-- WHAT IS ASKED --
Begin the copy with the line that contains "What matplotlib code" and end it with the line that contains "import matplotlib.pyplot as plt". Print these lines exactly and omit all pictures.

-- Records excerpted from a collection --
☆ ☆ ☆ ☆ ☆ ☆ ☆

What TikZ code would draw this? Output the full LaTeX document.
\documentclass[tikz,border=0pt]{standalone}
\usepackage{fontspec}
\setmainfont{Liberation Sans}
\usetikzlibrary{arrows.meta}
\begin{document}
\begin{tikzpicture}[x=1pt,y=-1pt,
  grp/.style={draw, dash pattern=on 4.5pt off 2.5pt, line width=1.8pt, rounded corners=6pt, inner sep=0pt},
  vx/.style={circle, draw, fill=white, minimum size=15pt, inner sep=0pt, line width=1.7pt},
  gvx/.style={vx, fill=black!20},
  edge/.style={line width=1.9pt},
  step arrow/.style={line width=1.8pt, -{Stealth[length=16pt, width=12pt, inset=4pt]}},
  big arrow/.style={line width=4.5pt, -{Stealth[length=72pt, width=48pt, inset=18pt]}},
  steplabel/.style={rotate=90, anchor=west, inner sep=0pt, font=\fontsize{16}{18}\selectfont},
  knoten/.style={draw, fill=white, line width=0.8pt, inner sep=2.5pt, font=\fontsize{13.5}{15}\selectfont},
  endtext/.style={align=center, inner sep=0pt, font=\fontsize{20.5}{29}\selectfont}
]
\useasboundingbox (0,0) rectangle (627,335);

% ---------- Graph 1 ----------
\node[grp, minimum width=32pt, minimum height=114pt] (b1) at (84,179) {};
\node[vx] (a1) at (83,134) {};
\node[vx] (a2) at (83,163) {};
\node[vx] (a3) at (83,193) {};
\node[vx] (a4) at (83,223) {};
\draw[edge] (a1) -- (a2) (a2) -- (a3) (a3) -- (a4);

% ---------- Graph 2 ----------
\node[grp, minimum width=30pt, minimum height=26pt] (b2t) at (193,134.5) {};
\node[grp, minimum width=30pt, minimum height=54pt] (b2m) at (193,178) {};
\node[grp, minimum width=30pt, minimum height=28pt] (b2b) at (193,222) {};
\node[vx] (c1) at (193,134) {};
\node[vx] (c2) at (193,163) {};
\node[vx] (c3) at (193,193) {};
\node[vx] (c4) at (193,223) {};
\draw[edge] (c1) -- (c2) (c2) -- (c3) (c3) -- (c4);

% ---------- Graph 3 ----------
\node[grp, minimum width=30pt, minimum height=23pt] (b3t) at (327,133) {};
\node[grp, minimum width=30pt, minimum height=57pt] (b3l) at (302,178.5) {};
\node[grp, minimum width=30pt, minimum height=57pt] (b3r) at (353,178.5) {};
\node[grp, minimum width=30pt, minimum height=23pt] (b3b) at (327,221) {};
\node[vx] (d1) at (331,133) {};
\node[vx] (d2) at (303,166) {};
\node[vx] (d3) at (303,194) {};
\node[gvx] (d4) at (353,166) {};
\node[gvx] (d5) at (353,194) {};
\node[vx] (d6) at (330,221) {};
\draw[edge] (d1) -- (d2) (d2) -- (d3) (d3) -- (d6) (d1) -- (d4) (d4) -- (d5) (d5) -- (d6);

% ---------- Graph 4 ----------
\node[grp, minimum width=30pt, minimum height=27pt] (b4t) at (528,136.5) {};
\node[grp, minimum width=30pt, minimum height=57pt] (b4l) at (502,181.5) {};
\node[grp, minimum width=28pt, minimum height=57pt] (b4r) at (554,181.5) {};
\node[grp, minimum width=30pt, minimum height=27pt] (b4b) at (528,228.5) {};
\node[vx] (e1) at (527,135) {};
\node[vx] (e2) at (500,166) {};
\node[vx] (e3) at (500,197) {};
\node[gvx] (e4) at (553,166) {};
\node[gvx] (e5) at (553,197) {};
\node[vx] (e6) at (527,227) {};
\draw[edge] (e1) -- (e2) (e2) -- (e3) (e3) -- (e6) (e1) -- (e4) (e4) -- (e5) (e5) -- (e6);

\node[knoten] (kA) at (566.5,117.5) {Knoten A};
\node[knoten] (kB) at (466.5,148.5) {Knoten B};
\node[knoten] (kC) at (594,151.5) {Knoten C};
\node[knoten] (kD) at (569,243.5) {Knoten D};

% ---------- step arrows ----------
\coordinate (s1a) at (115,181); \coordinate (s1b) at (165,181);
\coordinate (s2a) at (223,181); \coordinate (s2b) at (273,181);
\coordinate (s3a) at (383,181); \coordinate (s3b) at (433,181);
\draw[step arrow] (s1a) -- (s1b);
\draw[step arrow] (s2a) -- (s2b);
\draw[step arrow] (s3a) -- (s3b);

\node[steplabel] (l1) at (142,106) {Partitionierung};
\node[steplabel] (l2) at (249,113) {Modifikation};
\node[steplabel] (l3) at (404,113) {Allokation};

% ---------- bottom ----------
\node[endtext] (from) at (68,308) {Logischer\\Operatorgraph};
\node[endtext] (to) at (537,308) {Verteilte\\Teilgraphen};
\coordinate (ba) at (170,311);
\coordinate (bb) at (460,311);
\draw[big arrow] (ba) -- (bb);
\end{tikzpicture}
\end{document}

☆ ☆ ☆ ☆ ☆ ☆ ☆

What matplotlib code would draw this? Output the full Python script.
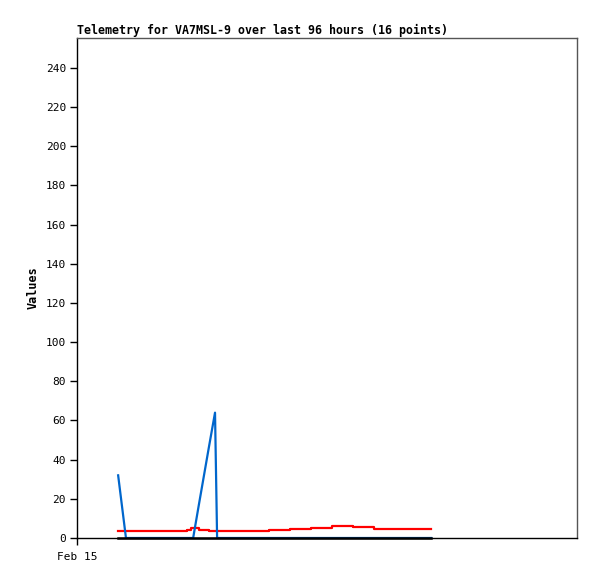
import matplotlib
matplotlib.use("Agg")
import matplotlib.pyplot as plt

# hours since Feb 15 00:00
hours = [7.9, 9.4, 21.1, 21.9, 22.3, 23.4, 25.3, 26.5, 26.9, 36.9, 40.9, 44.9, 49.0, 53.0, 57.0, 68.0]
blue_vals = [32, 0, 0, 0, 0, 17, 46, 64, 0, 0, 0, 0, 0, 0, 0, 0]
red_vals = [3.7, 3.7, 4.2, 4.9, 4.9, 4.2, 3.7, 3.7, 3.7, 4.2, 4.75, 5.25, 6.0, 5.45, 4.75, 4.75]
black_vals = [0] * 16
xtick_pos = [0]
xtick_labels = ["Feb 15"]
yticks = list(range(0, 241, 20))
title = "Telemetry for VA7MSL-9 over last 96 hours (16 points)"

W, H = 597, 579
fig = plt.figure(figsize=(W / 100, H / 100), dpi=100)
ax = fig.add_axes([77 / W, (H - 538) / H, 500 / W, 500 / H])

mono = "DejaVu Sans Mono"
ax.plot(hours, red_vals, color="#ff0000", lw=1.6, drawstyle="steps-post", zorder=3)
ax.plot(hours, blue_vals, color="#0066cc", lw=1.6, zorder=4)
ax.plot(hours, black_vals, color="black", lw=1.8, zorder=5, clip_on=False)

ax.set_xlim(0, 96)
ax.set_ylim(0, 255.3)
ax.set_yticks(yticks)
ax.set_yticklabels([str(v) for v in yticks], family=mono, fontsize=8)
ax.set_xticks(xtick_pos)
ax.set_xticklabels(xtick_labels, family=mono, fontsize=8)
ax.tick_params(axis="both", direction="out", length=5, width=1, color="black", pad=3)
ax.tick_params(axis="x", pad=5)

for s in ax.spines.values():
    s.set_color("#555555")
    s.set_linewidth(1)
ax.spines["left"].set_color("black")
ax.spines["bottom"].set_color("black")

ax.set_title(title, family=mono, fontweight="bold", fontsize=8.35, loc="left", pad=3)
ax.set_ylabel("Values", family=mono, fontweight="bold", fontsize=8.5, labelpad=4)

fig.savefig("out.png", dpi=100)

☆ ☆ ☆ ☆ ☆ ☆ ☆

-- RESULT FOR THIS EXERCISE --
What matplotlib code would draw this? Output the full Python script.
import matplotlib
matplotlib.use("Agg")
import matplotlib.pyplot as plt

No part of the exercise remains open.